The food? OK, I start with the quail, pancetta and dandelion salad (£9.75). Was the quail pink and tender? What does dandelion taste like? Was the pancetta the real thing? Couldn’t tell you. The dressing is so sharp and mustardy all other flavours are extinguished. Again, don’t get me wrong. I love mustard. Life without mustard (or alcohol) would not be a life worth living. But the amount of mustard made my throat burn and eyes water. There is mustard and too much mustard and this is too much mustard. Next, I have the Sardinian fish stew (£18.25), which is fish-packed — mussels, clams, squid — but served in such a strong tomato sauce that’s all you get from it: tomato. This even got quite boring after a while so I abandoned it halfway through, which is almost unheard of for a greedy person like me. My friends do a little better. One has the sea bream, which she pronounces ‘lovely’, while the other has the wood-roasted grouse served with white polenta. This dish costs £29.50 and, for that, it should so do the business. My friend does not grumble about the grouse — pink, woody — but describes the polenta as ‘slop’. She adds: ‘I’d have much preferred plain mash.’ We finish with a quince tart and warm figs, both of which are so forgettable I’ve forgotten them.

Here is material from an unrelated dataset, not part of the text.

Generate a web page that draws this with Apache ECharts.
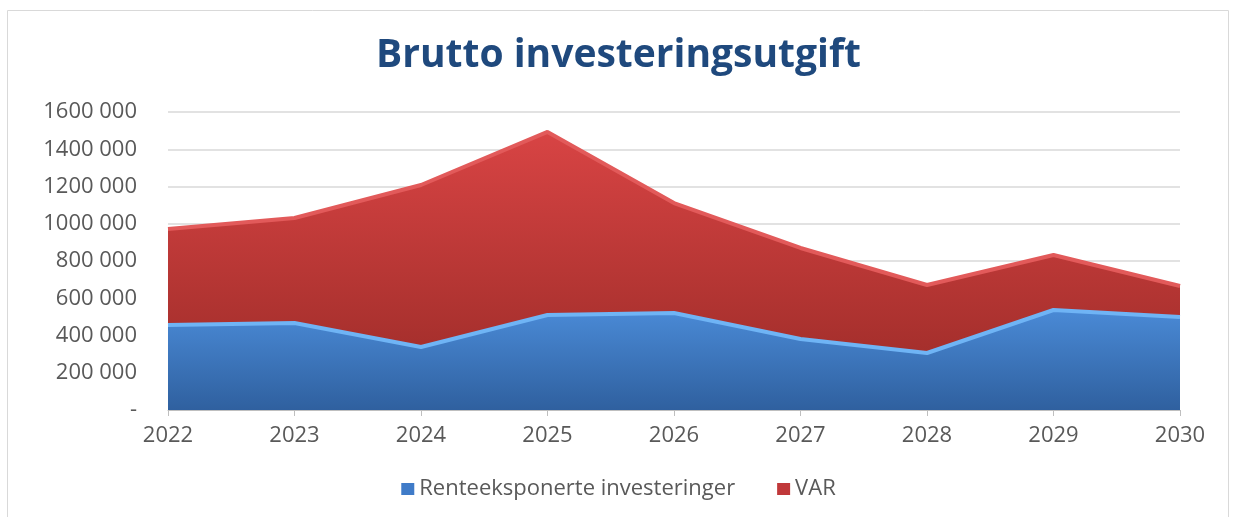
<!DOCTYPE html>
<html>
<head>
<meta charset="utf-8">
<script src="https://cdn.jsdelivr.net/npm/echarts@6/dist/echarts.min.js"></script>
<style>
  html, body { margin: 0; padding: 0; background: #fff; }
  #graph { width: 1237px; height: 517px; }
</style>
</head>
<body>
<div id="graph"></div>
<script>
var years = ['2022', '2023', '2024', '2025', '2026', '2027', '2028', '2029', '2030'];
var rente = [456000, 467000, 338000, 510000, 521000, 381000, 306000, 537000, 499000];
var varData = [516000, 564000, 870000, 983000, 590000, 489000, 365000, 295000, 167000];
var yTicks = [0, 200000, 400000, 600000, 800000, 1000000, 1200000, 1400000, 1600000];

var dom = document.getElementById('graph');
var myChart = echarts.init(dom);

function fmt(v) {
  if (v === 0) return '-';
  var s = String(v);
  return s.slice(0, s.length - 3) + ' ' + s.slice(s.length - 3);
}

var option = {
  animation: false,
  title: {
    text: 'Brutto investeringsutgift',
    left: 'center',
    top: 31,
    textStyle: {
      fontFamily: 'Open Sans',
      fontWeight: 'bold',
      fontSize: 39,
      color: '#1F497D'
    }
  },
  grid: { left: 168, right: 57, top: 112, bottom: 107 },
  legend: {
    bottom: 12,
    left: 'center',
    itemWidth: 13,
    itemHeight: 12,
    itemGap: 42,
    icon: 'rect',
    textStyle: { fontFamily: 'Open Sans', fontSize: 22, color: '#595959' },
    data: ['Renteeksponerte investeringer', 'VAR']
  },
  xAxis: {
    type: 'category',
    boundaryGap: false,
    data: years,
    axisLine: { lineStyle: { color: '#BFBFBF', width: 1 } },
    axisTick: { show: true, alignWithLabel: true, length: 6, lineStyle: { color: '#BFBFBF' } },
    axisLabel: { fontFamily: 'Open Sans', fontSize: 22, color: '#595959', margin: 15 }
  },
  yAxis: {
    type: 'value',
    min: yTicks[0],
    max: yTicks[yTicks.length - 1],
    interval: 200000,
    axisLine: { show: false },
    axisTick: { show: false },
    splitLine: { lineStyle: { color: '#D9D9D9', width: 1.5 } },
    axisLabel: {
      fontFamily: 'Open Sans', fontSize: 22, color: '#595959', margin: 31,
      formatter: fmt
    }
  },
  graphic: [{
    type: 'rect',
    shape: { x: 7.5, y: 10.5, width: 1221, height: 520 },
    style: { fill: 'none', stroke: '#D9D9D9', lineWidth: 1 },
    silent: true
  }],
  series: [{
    name: 'Renteeksponerte investeringer',
    type: 'line',
    stack: 'total',
    symbol: 'none',
    itemStyle: { color: '#3F7BC8' },
    lineStyle: { color: '#6FB4F5', width: 4 },
    areaStyle: {
      opacity: 1,
      color: new echarts.graphic.LinearGradient(0, 0, 0, 1, [
        { offset: 0, color: '#4A8AD6' },
        { offset: 1, color: '#2F609F' }
      ])
    },
    data: rente
  }, {
    name: 'VAR',
    type: 'line',
    stack: 'total',
    symbol: 'none',
    itemStyle: { color: '#C0383A' },
    lineStyle: { color: '#E25A5A', width: 4 },
    areaStyle: {
      opacity: 1,
      color: new echarts.graphic.LinearGradient(0, 0, 0, 1, [
        { offset: 0, color: '#D84444' },
        { offset: 1, color: '#A52F2C' }
      ])
    },
    data: varData
  }]
};

myChart.setOption(option, true);
</script>
</body>
</html>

Look, I’m not saying St Alban is bad, just that it is no more than OK which, when you consider its heritage, might be the same thing, actually. Even the service slipped on occasion. One friend (the one who doesn’t drink, strange person that she is) wanted sparkling water and had to ask for it three times. True, when it comes to crimes against the person, this is hardly up there, but as she later said: ‘It really pisses me off when they treat you as a second-class citizen just because you’re not drinking wine.’ Our final bill comes to £167, which is money I could have spent elsewhere, or on something else entirely, although I couldn’t say what. I am much too busy to think about that. ‘Flush, you bastard, flush . . .’

St Alban, 4–12 Regent Street, London SW1. Tel. 020 7499 8558.